Isaac was not the son of Abraham to be sacrificed, rather that Son of
Abraham is Jesus.
As
the author of Hebrews says, “He entered once and for all into the holy places,
not by means of the blood of goats and calves, but by means of His own blood,
thus securing an eternal redemption. For
it is the “blood of Christ, who through the eternal Spirit offered Himself
without blemish to God,” which purifies “our conscience from dead works to
serve the living God.”
Jesus
is the new and greater Isaac, but also the new and greater Lamb. Jesus is the Son of Abraham, but also the God
of Abraham. Jesus appears in the flesh
two thousand years after Abraham, but according to His divinity, lived eternally
before Abraham.
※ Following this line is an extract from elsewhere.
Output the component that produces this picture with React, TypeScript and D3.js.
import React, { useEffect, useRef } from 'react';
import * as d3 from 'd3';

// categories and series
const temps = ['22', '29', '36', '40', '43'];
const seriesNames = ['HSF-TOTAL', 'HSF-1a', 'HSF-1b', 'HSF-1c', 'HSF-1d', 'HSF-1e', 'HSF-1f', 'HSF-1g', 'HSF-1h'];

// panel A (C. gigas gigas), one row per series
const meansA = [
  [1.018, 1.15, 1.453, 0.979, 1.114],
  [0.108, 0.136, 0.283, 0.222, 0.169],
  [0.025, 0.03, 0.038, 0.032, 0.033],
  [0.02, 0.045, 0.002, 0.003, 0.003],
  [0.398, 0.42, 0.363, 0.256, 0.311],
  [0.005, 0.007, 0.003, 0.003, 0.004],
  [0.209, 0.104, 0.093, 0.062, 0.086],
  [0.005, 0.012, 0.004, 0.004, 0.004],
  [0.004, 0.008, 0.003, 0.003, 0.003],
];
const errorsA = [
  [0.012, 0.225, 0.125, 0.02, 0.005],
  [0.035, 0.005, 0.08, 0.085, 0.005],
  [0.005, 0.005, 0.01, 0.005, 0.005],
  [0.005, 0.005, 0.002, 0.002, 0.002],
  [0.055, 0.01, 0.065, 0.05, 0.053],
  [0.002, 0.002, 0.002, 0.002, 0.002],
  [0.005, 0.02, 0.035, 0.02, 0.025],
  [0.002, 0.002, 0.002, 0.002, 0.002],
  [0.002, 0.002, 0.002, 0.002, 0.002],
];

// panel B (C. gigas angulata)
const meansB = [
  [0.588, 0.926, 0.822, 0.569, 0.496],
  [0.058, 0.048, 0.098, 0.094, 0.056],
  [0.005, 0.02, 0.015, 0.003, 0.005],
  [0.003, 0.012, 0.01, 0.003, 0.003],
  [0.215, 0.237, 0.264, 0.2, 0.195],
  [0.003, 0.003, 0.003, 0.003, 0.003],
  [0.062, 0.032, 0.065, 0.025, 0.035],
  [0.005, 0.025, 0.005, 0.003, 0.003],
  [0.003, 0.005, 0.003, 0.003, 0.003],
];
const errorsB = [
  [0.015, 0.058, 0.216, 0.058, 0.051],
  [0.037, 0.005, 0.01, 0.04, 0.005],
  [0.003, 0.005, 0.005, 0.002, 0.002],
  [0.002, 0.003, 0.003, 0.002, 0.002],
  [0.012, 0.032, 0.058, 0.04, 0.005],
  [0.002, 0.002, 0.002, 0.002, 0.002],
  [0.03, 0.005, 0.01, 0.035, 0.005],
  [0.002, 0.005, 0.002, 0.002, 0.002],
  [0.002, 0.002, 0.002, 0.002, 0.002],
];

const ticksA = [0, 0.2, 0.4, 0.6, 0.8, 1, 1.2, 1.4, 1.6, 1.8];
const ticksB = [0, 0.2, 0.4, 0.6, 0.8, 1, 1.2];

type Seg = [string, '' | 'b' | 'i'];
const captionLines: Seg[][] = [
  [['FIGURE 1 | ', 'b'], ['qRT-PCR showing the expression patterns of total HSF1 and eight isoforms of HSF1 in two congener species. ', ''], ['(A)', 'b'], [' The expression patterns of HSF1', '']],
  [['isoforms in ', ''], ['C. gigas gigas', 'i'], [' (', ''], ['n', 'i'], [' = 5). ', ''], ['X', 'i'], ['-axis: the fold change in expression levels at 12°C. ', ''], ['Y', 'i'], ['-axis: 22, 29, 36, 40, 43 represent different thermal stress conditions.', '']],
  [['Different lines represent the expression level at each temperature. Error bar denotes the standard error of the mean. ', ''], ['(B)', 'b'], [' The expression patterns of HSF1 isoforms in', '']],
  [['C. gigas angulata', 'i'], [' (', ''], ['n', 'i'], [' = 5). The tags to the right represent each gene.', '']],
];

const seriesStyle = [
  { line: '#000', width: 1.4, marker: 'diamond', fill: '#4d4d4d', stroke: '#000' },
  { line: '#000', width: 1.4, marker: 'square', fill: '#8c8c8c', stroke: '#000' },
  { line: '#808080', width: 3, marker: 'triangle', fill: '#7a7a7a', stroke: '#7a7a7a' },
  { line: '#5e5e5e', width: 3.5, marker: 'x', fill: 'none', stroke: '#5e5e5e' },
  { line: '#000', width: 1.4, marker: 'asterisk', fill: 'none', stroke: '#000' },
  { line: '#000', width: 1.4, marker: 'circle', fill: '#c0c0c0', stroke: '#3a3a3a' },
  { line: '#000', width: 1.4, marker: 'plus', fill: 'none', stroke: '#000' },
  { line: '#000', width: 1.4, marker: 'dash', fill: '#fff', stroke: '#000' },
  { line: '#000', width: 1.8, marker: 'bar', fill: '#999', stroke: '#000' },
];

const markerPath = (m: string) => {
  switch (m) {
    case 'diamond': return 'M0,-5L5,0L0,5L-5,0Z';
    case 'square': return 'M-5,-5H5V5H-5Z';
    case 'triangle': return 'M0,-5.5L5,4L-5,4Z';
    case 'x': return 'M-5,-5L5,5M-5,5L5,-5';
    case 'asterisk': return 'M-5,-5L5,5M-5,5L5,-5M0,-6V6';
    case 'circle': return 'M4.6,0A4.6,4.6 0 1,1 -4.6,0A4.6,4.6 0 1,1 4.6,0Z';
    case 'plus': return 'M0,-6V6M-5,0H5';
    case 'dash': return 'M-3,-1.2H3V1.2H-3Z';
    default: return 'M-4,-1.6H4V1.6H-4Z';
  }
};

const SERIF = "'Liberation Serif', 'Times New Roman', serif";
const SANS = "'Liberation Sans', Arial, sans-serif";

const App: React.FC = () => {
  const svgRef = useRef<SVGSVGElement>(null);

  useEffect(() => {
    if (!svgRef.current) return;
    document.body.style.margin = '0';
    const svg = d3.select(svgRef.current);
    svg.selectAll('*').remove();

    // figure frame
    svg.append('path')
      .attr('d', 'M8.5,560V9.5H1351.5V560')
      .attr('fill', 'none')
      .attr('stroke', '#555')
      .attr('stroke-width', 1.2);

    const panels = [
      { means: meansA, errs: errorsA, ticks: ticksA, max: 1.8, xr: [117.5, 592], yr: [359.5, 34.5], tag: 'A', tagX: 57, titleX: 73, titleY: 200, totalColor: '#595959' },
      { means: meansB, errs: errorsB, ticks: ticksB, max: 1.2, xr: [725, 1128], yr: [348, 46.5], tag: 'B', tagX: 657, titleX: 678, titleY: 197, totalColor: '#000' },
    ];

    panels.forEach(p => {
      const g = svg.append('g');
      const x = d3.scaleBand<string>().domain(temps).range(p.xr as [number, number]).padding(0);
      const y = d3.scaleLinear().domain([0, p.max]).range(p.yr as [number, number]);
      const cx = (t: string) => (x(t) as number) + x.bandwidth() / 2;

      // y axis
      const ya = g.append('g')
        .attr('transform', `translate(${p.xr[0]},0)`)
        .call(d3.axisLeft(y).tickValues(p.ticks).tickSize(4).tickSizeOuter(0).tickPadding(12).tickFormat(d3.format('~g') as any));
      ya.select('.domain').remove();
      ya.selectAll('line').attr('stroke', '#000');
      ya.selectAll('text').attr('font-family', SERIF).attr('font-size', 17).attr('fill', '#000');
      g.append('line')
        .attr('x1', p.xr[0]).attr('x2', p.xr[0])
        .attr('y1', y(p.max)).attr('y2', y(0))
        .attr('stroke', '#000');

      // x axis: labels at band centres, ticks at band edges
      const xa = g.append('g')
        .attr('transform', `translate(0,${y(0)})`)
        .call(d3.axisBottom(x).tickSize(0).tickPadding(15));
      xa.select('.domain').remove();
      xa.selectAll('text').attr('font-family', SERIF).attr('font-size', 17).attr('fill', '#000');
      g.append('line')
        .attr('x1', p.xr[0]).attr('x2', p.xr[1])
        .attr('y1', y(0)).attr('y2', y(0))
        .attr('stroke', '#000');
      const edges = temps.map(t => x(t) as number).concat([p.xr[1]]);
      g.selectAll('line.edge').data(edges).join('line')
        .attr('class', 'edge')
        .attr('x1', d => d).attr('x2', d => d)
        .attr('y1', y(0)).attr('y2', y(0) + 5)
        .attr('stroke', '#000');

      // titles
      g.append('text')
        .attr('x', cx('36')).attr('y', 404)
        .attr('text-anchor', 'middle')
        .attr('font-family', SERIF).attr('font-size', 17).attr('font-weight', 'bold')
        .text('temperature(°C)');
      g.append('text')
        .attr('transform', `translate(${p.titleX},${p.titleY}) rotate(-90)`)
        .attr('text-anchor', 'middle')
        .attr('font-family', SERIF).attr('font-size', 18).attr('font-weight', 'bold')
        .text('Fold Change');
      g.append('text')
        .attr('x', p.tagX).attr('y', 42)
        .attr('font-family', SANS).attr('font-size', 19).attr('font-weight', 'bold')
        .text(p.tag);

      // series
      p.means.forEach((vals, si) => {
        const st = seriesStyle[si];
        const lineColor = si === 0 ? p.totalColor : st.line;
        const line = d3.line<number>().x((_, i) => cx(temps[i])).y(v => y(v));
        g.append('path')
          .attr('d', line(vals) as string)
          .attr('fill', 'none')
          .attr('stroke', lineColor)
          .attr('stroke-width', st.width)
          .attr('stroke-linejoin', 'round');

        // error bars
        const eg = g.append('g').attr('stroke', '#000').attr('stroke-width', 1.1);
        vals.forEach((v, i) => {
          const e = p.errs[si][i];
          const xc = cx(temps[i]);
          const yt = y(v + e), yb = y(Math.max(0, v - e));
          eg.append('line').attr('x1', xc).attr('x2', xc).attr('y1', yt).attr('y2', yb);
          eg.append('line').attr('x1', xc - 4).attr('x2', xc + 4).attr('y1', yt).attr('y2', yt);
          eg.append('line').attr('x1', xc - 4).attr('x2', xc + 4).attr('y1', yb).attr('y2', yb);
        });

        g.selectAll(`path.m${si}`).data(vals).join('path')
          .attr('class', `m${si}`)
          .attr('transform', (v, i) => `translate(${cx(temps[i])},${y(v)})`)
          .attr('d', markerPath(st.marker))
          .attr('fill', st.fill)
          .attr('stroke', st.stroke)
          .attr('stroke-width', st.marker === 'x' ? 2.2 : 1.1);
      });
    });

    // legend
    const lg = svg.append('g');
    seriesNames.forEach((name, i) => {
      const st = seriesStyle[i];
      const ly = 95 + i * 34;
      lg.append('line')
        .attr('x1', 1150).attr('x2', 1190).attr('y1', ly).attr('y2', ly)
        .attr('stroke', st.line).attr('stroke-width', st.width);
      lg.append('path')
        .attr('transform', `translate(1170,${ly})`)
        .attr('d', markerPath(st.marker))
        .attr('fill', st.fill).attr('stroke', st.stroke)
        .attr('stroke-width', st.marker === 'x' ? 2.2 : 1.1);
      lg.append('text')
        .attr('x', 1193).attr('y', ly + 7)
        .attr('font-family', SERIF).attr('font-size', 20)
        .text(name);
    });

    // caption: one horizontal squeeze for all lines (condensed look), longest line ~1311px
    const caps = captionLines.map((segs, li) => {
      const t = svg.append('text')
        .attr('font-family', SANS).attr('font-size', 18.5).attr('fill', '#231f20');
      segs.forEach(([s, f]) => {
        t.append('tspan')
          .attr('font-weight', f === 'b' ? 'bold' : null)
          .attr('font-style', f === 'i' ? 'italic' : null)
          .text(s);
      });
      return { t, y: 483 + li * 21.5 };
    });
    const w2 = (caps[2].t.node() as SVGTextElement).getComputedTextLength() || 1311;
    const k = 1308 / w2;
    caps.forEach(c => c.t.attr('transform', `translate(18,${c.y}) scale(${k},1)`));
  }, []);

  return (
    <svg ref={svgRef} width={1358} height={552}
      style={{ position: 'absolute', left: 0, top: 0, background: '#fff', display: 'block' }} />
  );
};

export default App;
Our Lord Jesus made it
clear when He said, to the raging of the mob: “Before Abraham was, I am.”
And
indeed, Abraham rejoiced to see the day of Christ come, the day when the
mystery of the lamb provided by God would be made clear, when Abraham would see
His descendant, that is, his Son Jesus, offer Himself as the sacrificial Lamb
provided by God Himself. Indeed, it is
Jesus Himself who dies in the place of Isaac, and in our place as well, dear
friends.
Just
as Isaac lived because of God’s merciful intervention, so too do we live, dear
friends, so too do we live forever. We
live forever by the blood of the Lamb, the Lamb provided by God Himself, the
Lamb that is the Son of God Himself, the God who provides, who gives us life – even
life eternal.
We
Christians have the key to understanding this passage, because we Christians have
Christ. Christ the crucified is the key that
opens the door not only to understand the Bible, but to receive the blessings of
forgiveness, life, and salvation through the sacrificial death of the Son of God,
the Son of Abraham, Isaac, and Jacob, the Lamb of God.
The
Lord will provide.
Amen.
In the name of the Father
and of the + Son and of the Holy Spirit.” Amen.